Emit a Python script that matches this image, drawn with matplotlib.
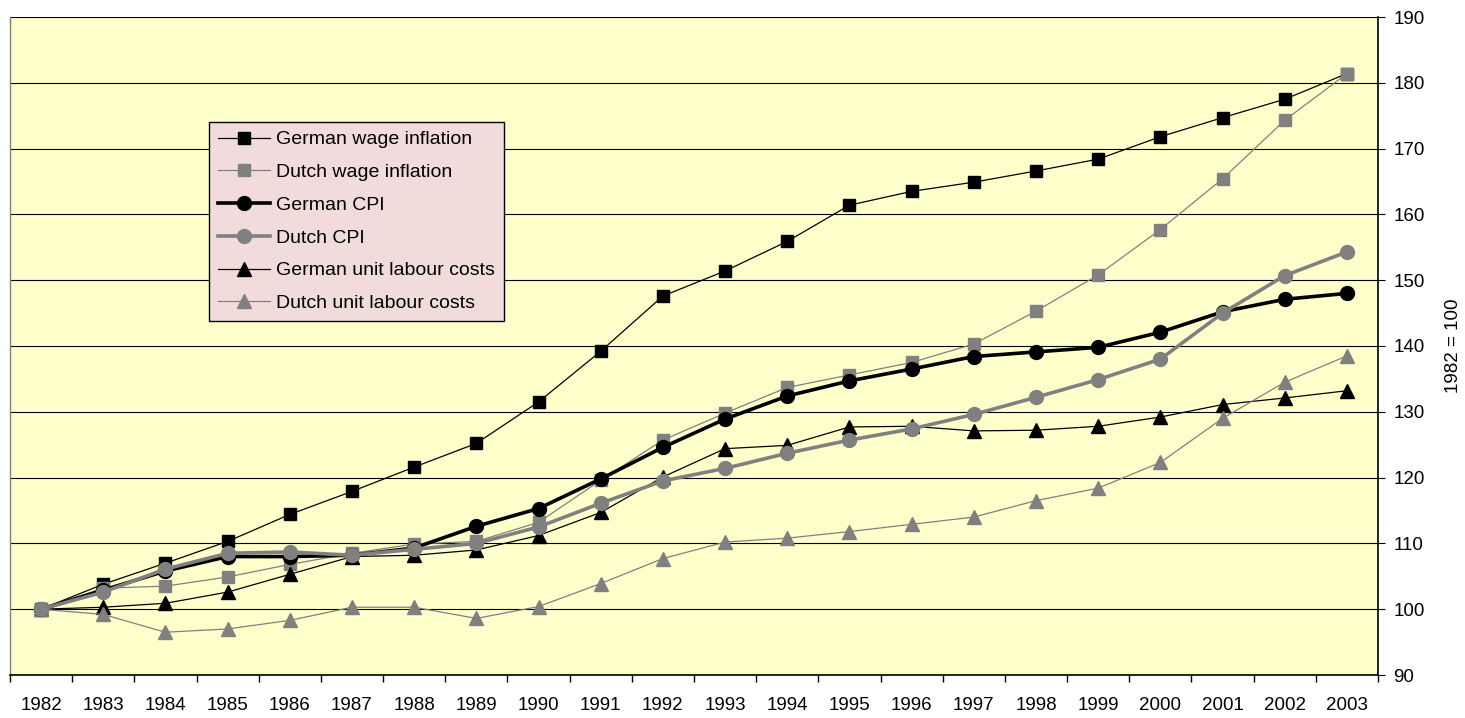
import matplotlib
matplotlib.use("Agg")
import matplotlib.pyplot as plt
import numpy as np

plt.rcParams['font.family'] = ['Liberation Sans', 'DejaVu Sans']

years = list(range(1982, 2004))

german_wage = [100, 103.8, 107.0, 110.3, 114.4, 117.9, 121.6, 125.2, 131.5, 139.2, 147.6,
               151.4, 155.9, 161.4, 163.5, 164.9, 166.6, 168.4, 171.8, 174.7, 177.5, 181.4]
dutch_wage = [100, 103.2, 103.5, 104.9, 106.8, 108.5, 109.9, 110.3, 113.2, 119.6, 125.7,
              129.8, 133.7, 135.6, 137.5, 140.3, 145.3, 150.8, 157.7, 165.4, 174.3, 181.4]
german_cpi = [100, 102.9, 105.8, 108.0, 108.0, 108.2, 109.3, 112.6, 115.3, 119.8, 124.6,
              128.9, 132.4, 134.7, 136.5, 138.4, 139.1, 139.8, 142.1, 145.2, 147.1, 148.0]
dutch_cpi = [100, 102.6, 106.1, 108.5, 108.7, 108.2, 109.1, 110.0, 112.5, 116.1, 119.5,
             121.4, 123.7, 125.7, 127.4, 129.6, 132.2, 134.9, 138.0, 145.0, 150.7, 154.3]
german_ulc = [100, 100.3, 100.9, 102.6, 105.3, 108.0, 108.2, 109.0, 111.2, 114.7, 120.1,
              124.4, 124.9, 127.7, 127.8, 127.1, 127.2, 127.8, 129.2, 131.1, 132.1, 133.2]
dutch_ulc = [100, 99.2, 96.5, 97.0, 98.3, 100.3, 100.3, 98.6, 100.4, 103.9, 107.7,
             110.2, 110.8, 111.8, 112.9, 114.0, 116.5, 118.4, 122.3, 129.0, 134.5, 138.5]

GREY = "#808080"

fig = plt.figure(figsize=(14.65, 7.18), dpi=100)
ax = fig.add_axes([10 / 1465, 43 / 718, 1368 / 1465, 658 / 718])
ax.set_facecolor("#FFFFCC")

x = np.arange(len(years))
ax.plot(x, german_wage, color="black", lw=0.9, marker="s", ms=9, label="German wage inflation", zorder=3)
ax.plot(x, dutch_wage, color=GREY, lw=0.9, marker="s", ms=9, label="Dutch wage inflation", zorder=3)
ax.plot(x, german_cpi, color="black", lw=2.6, marker="o", ms=10, label="German CPI", zorder=4)
ax.plot(x, dutch_cpi, color=GREY, lw=2.6, marker="o", ms=10, label="Dutch CPI", zorder=4)
ax.plot(x, german_ulc, color="black", lw=0.9, marker="^", ms=10, label="German unit labour costs", zorder=3)
ax.plot(x, dutch_ulc, color=GREY, lw=0.9, marker="^", ms=10, label="Dutch unit labour costs", zorder=3)

ax.set_xlim(-0.5, len(years) - 0.5)
ax.set_ylim(90, 190)
ax.set_yticks(range(90, 191, 10))
ax.yaxis.tick_right()
ax.yaxis.set_label_position("right")
ax.set_ylabel("1982 = 100", fontsize=13.5, labelpad=15)
ax.grid(axis="y", color="black", lw=0.8, zorder=0)
ax.set_axisbelow(True)

# category labels at centres, tick marks at boundaries
ax.set_xticks(x)
ax.set_xticklabels([str(y) for y in years], fontsize=13.5)
ax.tick_params(axis="x", which="major", length=0, pad=16)
ax.set_xticks(np.arange(-0.5, len(years), 1), minor=True)
ax.tick_params(axis="x", which="minor", direction="out", length=5, width=1)
ax.tick_params(axis="y", direction="out", length=5, labelsize=13.5, pad=6)

ax.spines["left"].set_color(GREY)
ax.spines["left"].set_linewidth(1)
ax.spines["top"].set_visible(False)
ax.spines["bottom"].set_linewidth(1.2)
ax.spines["right"].set_linewidth(1.2)

leg = ax.legend(loc="upper left", bbox_to_anchor=(199 / 1368, (675 - 122) / 658),
                fontsize=14, frameon=True, fancybox=False, facecolor="#F2DCDB",
                edgecolor="black", framealpha=1, handlelength=2.7, numpoints=1,
                labelspacing=0.78, borderpad=0.45, borderaxespad=0, handletextpad=0.3)
leg.get_frame().set_linewidth(1)

fig.savefig("out.png", dpi=100)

-------

→ **WHAT YOU NEED TO DO**: The data should be printed again unchanged; leave its pictures out.

→ **EXPECTED ANSWER**:
Emit a Python script that matches this image, drawn with matplotlib.
import matplotlib
matplotlib.use("Agg")
import matplotlib.pyplot as plt
import numpy as np

plt.rcParams['font.family'] = ['Liberation Sans', 'DejaVu Sans']

years = list(range(1982, 2004))

german_wage = [100, 103.8, 107.0, 110.3, 114.4, 117.9, 121.6, 125.2, 131.5, 139.2, 147.6,
               151.4, 155.9, 161.4, 163.5, 164.9, 166.6, 168.4, 171.8, 174.7, 177.5, 181.4]
dutch_wage = [100, 103.2, 103.5, 104.9, 106.8, 108.5, 109.9, 110.3, 113.2, 119.6, 125.7,
              129.8, 133.7, 135.6, 137.5, 140.3, 145.3, 150.8, 157.7, 165.4, 174.3, 181.4]
german_cpi = [100, 102.9, 105.8, 108.0, 108.0, 108.2, 109.3, 112.6, 115.3, 119.8, 124.6,
              128.9, 132.4, 134.7, 136.5, 138.4, 139.1, 139.8, 142.1, 145.2, 147.1, 148.0]
dutch_cpi = [100, 102.6, 106.1, 108.5, 108.7, 108.2, 109.1, 110.0, 112.5, 116.1, 119.5,
             121.4, 123.7, 125.7, 127.4, 129.6, 132.2, 134.9, 138.0, 145.0, 150.7, 154.3]
german_ulc = [100, 100.3, 100.9, 102.6, 105.3, 108.0, 108.2, 109.0, 111.2, 114.7, 120.1,
              124.4, 124.9, 127.7, 127.8, 127.1, 127.2, 127.8, 129.2, 131.1, 132.1, 133.2]
dutch_ulc = [100, 99.2, 96.5, 97.0, 98.3, 100.3, 100.3, 98.6, 100.4, 103.9, 107.7,
             110.2, 110.8, 111.8, 112.9, 114.0, 116.5, 118.4, 122.3, 129.0, 134.5, 138.5]

GREY = "#808080"

fig = plt.figure(figsize=(14.65, 7.18), dpi=100)
ax = fig.add_axes([10 / 1465, 43 / 718, 1368 / 1465, 658 / 718])
ax.set_facecolor("#FFFFCC")

x = np.arange(len(years))
ax.plot(x, german_wage, color="black", lw=0.9, marker="s", ms=9, label="German wage inflation", zorder=3)
ax.plot(x, dutch_wage, color=GREY, lw=0.9, marker="s", ms=9, label="Dutch wage inflation", zorder=3)
ax.plot(x, german_cpi, color="black", lw=2.6, marker="o", ms=10, label="German CPI", zorder=4)
ax.plot(x, dutch_cpi, color=GREY, lw=2.6, marker="o", ms=10, label="Dutch CPI", zorder=4)
ax.plot(x, german_ulc, color="black", lw=0.9, marker="^", ms=10, label="German unit labour costs", zorder=3)
ax.plot(x, dutch_ulc, color=GREY, lw=0.9, marker="^", ms=10, label="Dutch unit labour costs", zorder=3)

ax.set_xlim(-0.5, len(years) - 0.5)
ax.set_ylim(90, 190)
ax.set_yticks(range(90, 191, 10))
ax.yaxis.tick_right()
ax.yaxis.set_label_position("right")
ax.set_ylabel("1982 = 100", fontsize=13.5, labelpad=15)
ax.grid(axis="y", color="black", lw=0.8, zorder=0)
ax.set_axisbelow(True)

# category labels at centres, tick marks at boundaries
ax.set_xticks(x)
ax.set_xticklabels([str(y) for y in years], fontsize=13.5)
ax.tick_params(axis="x", which="major", length=0, pad=16)
ax.set_xticks(np.arange(-0.5, len(years), 1), minor=True)
ax.tick_params(axis="x", which="minor", direction="out", length=5, width=1)
ax.tick_params(axis="y", direction="out", length=5, labelsize=13.5, pad=6)

ax.spines["left"].set_color(GREY)
ax.spines["left"].set_linewidth(1)
ax.spines["top"].set_visible(False)
ax.spines["bottom"].set_linewidth(1.2)
ax.spines["right"].set_linewidth(1.2)

leg = ax.legend(loc="upper left", bbox_to_anchor=(199 / 1368, (675 - 122) / 658),
                fontsize=14, frameon=True, fancybox=False, facecolor="#F2DCDB",
                edgecolor="black", framealpha=1, handlelength=2.7, numpoints=1,
                labelspacing=0.78, borderpad=0.45, borderaxespad=0, handletextpad=0.3)
leg.get_frame().set_linewidth(1)

fig.savefig("out.png", dpi=100)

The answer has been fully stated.